---------- DATA

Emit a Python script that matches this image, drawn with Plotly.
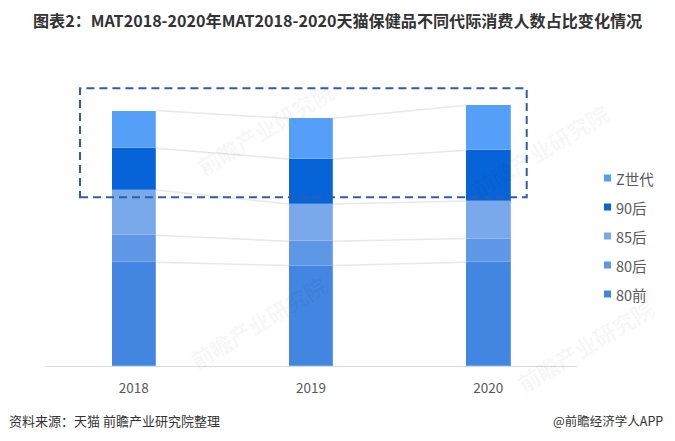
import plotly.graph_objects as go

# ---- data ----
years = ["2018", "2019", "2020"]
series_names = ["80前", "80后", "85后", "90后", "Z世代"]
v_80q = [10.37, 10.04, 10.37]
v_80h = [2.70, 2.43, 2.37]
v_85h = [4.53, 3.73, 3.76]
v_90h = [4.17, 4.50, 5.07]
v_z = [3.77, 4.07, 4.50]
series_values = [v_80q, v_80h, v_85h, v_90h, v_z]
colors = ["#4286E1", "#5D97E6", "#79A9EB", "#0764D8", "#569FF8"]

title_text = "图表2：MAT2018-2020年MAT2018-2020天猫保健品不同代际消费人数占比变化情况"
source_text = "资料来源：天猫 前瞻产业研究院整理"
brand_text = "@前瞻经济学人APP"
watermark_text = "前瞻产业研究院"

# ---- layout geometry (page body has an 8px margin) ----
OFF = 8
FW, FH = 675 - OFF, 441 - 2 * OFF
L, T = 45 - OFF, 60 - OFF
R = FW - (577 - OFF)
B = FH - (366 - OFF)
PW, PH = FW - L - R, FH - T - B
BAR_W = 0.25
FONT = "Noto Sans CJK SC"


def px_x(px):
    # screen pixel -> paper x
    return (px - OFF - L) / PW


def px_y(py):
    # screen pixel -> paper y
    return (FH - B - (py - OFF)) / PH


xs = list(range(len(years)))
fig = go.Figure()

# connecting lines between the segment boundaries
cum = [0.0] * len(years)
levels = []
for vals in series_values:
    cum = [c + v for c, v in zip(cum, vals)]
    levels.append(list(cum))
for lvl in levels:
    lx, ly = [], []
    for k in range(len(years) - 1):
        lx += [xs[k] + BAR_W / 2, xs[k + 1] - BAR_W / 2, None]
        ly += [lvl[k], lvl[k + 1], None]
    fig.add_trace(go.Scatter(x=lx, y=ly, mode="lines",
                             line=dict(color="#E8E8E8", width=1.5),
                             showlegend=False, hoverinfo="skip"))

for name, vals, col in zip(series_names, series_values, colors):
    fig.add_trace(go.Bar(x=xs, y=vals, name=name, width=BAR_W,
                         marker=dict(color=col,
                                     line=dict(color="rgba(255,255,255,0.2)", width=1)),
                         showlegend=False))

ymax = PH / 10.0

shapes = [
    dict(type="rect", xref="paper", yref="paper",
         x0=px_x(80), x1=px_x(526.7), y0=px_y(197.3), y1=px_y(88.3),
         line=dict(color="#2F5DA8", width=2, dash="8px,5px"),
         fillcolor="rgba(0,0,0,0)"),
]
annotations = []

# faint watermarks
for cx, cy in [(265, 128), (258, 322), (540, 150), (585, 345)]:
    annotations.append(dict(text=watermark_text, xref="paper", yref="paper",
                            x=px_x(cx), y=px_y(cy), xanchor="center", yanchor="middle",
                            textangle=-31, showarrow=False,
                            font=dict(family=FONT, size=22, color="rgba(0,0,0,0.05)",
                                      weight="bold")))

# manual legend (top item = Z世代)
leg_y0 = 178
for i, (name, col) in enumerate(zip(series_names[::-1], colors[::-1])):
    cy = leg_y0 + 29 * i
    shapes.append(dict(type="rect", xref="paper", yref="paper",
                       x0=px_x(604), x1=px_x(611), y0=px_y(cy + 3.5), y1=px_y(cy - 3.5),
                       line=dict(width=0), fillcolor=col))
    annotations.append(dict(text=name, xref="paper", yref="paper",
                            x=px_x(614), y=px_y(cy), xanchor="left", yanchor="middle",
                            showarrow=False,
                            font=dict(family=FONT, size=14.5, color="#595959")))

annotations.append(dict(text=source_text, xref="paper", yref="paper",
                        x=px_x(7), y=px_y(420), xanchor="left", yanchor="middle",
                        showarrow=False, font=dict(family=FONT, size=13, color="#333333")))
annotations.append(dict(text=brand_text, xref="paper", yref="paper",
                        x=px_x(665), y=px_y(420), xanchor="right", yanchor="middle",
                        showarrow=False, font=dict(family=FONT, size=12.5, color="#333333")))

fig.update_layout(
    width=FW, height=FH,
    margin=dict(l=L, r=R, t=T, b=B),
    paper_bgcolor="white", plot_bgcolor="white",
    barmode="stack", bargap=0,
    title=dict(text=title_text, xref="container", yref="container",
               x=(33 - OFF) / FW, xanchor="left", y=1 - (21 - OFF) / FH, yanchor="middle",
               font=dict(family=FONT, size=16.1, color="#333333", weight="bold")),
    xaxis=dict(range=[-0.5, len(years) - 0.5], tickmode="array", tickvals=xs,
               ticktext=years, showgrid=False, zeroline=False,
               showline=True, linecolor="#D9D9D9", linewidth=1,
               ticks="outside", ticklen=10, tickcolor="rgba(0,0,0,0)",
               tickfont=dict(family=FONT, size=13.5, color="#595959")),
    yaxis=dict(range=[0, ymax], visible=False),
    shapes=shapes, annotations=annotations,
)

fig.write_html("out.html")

--------------------

* [AIM]
In your copy of the listing above, reproduce each line exactly and omit all pictures.

* [SOLUTION TO THIS EXERCISE]
Emit a Python script that matches this image, drawn with Plotly.
import plotly.graph_objects as go

# ---- data ----
years = ["2018", "2019", "2020"]
series_names = ["80前", "80后", "85后", "90后", "Z世代"]
v_80q = [10.37, 10.04, 10.37]
v_80h = [2.70, 2.43, 2.37]
v_85h = [4.53, 3.73, 3.76]
v_90h = [4.17, 4.50, 5.07]
v_z = [3.77, 4.07, 4.50]
series_values = [v_80q, v_80h, v_85h, v_90h, v_z]
colors = ["#4286E1", "#5D97E6", "#79A9EB", "#0764D8", "#569FF8"]

title_text = "图表2：MAT2018-2020年MAT2018-2020天猫保健品不同代际消费人数占比变化情况"
source_text = "资料来源：天猫 前瞻产业研究院整理"
brand_text = "@前瞻经济学人APP"
watermark_text = "前瞻产业研究院"

# ---- layout geometry (page body has an 8px margin) ----
OFF = 8
FW, FH = 675 - OFF, 441 - 2 * OFF
L, T = 45 - OFF, 60 - OFF
R = FW - (577 - OFF)
B = FH - (366 - OFF)
PW, PH = FW - L - R, FH - T - B
BAR_W = 0.25
FONT = "Noto Sans CJK SC"


def px_x(px):
    # screen pixel -> paper x
    return (px - OFF - L) / PW


def px_y(py):
    # screen pixel -> paper y
    return (FH - B - (py - OFF)) / PH


xs = list(range(len(years)))
fig = go.Figure()

# connecting lines between the segment boundaries
cum = [0.0] * len(years)
levels = []
for vals in series_values:
    cum = [c + v for c, v in zip(cum, vals)]
    levels.append(list(cum))
for lvl in levels:
    lx, ly = [], []
    for k in range(len(years) - 1):
        lx += [xs[k] + BAR_W / 2, xs[k + 1] - BAR_W / 2, None]
        ly += [lvl[k], lvl[k + 1], None]
    fig.add_trace(go.Scatter(x=lx, y=ly, mode="lines",
                             line=dict(color="#E8E8E8", width=1.5),
                             showlegend=False, hoverinfo="skip"))

for name, vals, col in zip(series_names, series_values, colors):
    fig.add_trace(go.Bar(x=xs, y=vals, name=name, width=BAR_W,
                         marker=dict(color=col,
                                     line=dict(color="rgba(255,255,255,0.2)", width=1)),
                         showlegend=False))

ymax = PH / 10.0

shapes = [
    dict(type="rect", xref="paper", yref="paper",
         x0=px_x(80), x1=px_x(526.7), y0=px_y(197.3), y1=px_y(88.3),
         line=dict(color="#2F5DA8", width=2, dash="8px,5px"),
         fillcolor="rgba(0,0,0,0)"),
]
annotations = []

# faint watermarks
for cx, cy in [(265, 128), (258, 322), (540, 150), (585, 345)]:
    annotations.append(dict(text=watermark_text, xref="paper", yref="paper",
                            x=px_x(cx), y=px_y(cy), xanchor="center", yanchor="middle",
                            textangle=-31, showarrow=False,
                            font=dict(family=FONT, size=22, color="rgba(0,0,0,0.05)",
                                      weight="bold")))

# manual legend (top item = Z世代)
leg_y0 = 178
for i, (name, col) in enumerate(zip(series_names[::-1], colors[::-1])):
    cy = leg_y0 + 29 * i
    shapes.append(dict(type="rect", xref="paper", yref="paper",
                       x0=px_x(604), x1=px_x(611), y0=px_y(cy + 3.5), y1=px_y(cy - 3.5),
                       line=dict(width=0), fillcolor=col))
    annotations.append(dict(text=name, xref="paper", yref="paper",
                            x=px_x(614), y=px_y(cy), xanchor="left", yanchor="middle",
                            showarrow=False,
                            font=dict(family=FONT, size=14.5, color="#595959")))

annotations.append(dict(text=source_text, xref="paper", yref="paper",
                        x=px_x(7), y=px_y(420), xanchor="left", yanchor="middle",
                        showarrow=False, font=dict(family=FONT, size=13, color="#333333")))
annotations.append(dict(text=brand_text, xref="paper", yref="paper",
                        x=px_x(665), y=px_y(420), xanchor="right", yanchor="middle",
                        showarrow=False, font=dict(family=FONT, size=12.5, color="#333333")))

fig.update_layout(
    width=FW, height=FH,
    margin=dict(l=L, r=R, t=T, b=B),
    paper_bgcolor="white", plot_bgcolor="white",
    barmode="stack", bargap=0,
    title=dict(text=title_text, xref="container", yref="container",
               x=(33 - OFF) / FW, xanchor="left", y=1 - (21 - OFF) / FH, yanchor="middle",
               font=dict(family=FONT, size=16.1, color="#333333", weight="bold")),
    xaxis=dict(range=[-0.5, len(years) - 0.5], tickmode="array", tickvals=xs,
               ticktext=years, showgrid=False, zeroline=False,
               showline=True, linecolor="#D9D9D9", linewidth=1,
               ticks="outside", ticklen=10, tickcolor="rgba(0,0,0,0)",
               tickfont=dict(family=FONT, size=13.5, color="#595959")),
    yaxis=dict(range=[0, ymax], visible=False),
    shapes=shapes, annotations=annotations,
)

fig.write_html("out.html")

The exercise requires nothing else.